Sometimes fans really just pile on Gary Bettman and Donald Fehr, but aside from all the lockouts and the Blackhawks scandal, this is probably the biggest black eye of their tenures. Over a decade without best-on-best hockey is completely unacceptable. Are we actually never going to see Connor McDavid and Sidney Crosby play together? What an utter waste. You can never make that up. Shame.
How do you measure all-time greatness in hockey?
And finally, a congratulations to all of the newest members of the Hockey Hall of Fame. While I do not get a vote, my stance on the Hall of Fame has always been this: were you a top-five player in the game (or possibly position) at any point of your career? Alternatively, were you a trailblazer in the sport (i.e. the first one that came from a foreign country to breakthrough in the NHL and set the table for others, changed the way a position was played, etc). Ultimately it’s the Hockey Hall of Fame, the highest individual achievement possible. In a sport like hockey, it’s arguably the toughest to measure.

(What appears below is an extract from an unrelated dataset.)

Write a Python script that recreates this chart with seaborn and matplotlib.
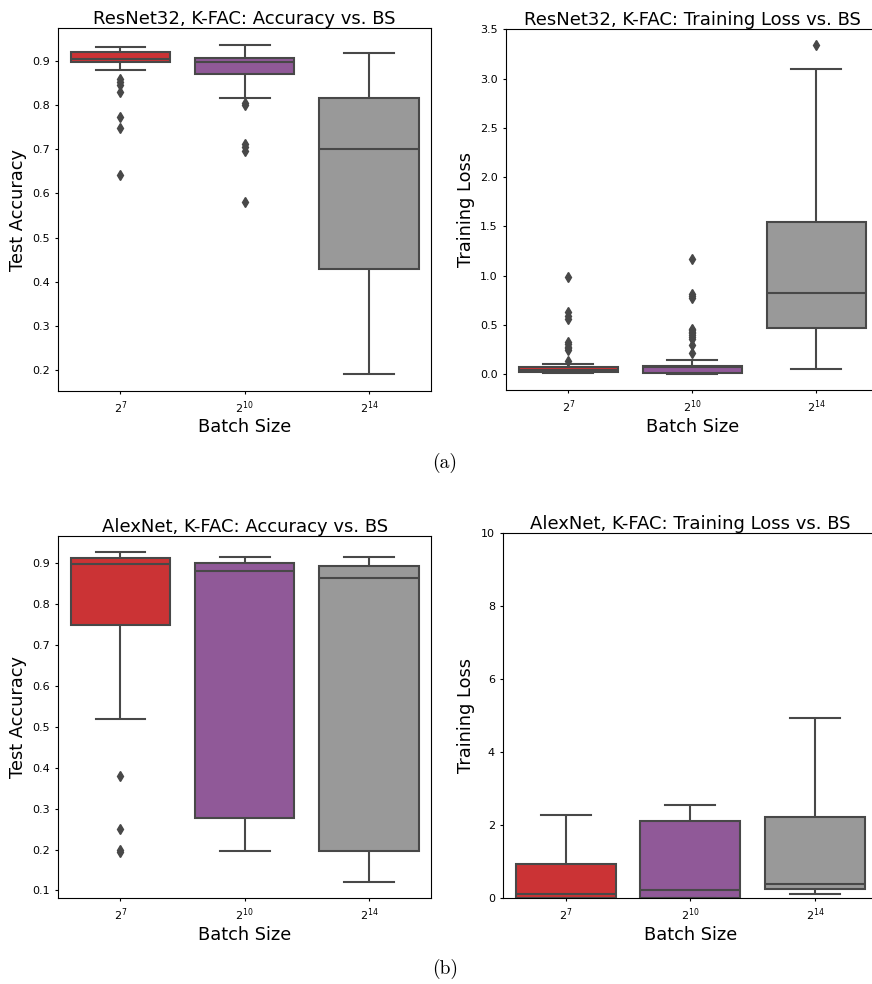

Most elite NBAers at least get to the NBA Finals if not win it outright. In the NFL if you are an elite quarterback, you too are probably going to the Superbowl. There are so many elite NHLers that never get a sniff. You can’t cheat by looking at the finals and asking if a player went or not. You almost have to throw it out the window unless things went the other way around and they proved to be elite in the playoffs or went on some crazy run. So much of this sport is dependent on the team around you. As an individual, your ability in isolation to impact where your team finishes in the standings is less than any other major sport, save for maybe baseball. So the question I simply ask is this: in any single season did I consider any given player to be one of the five best players in the league? Then I go from there.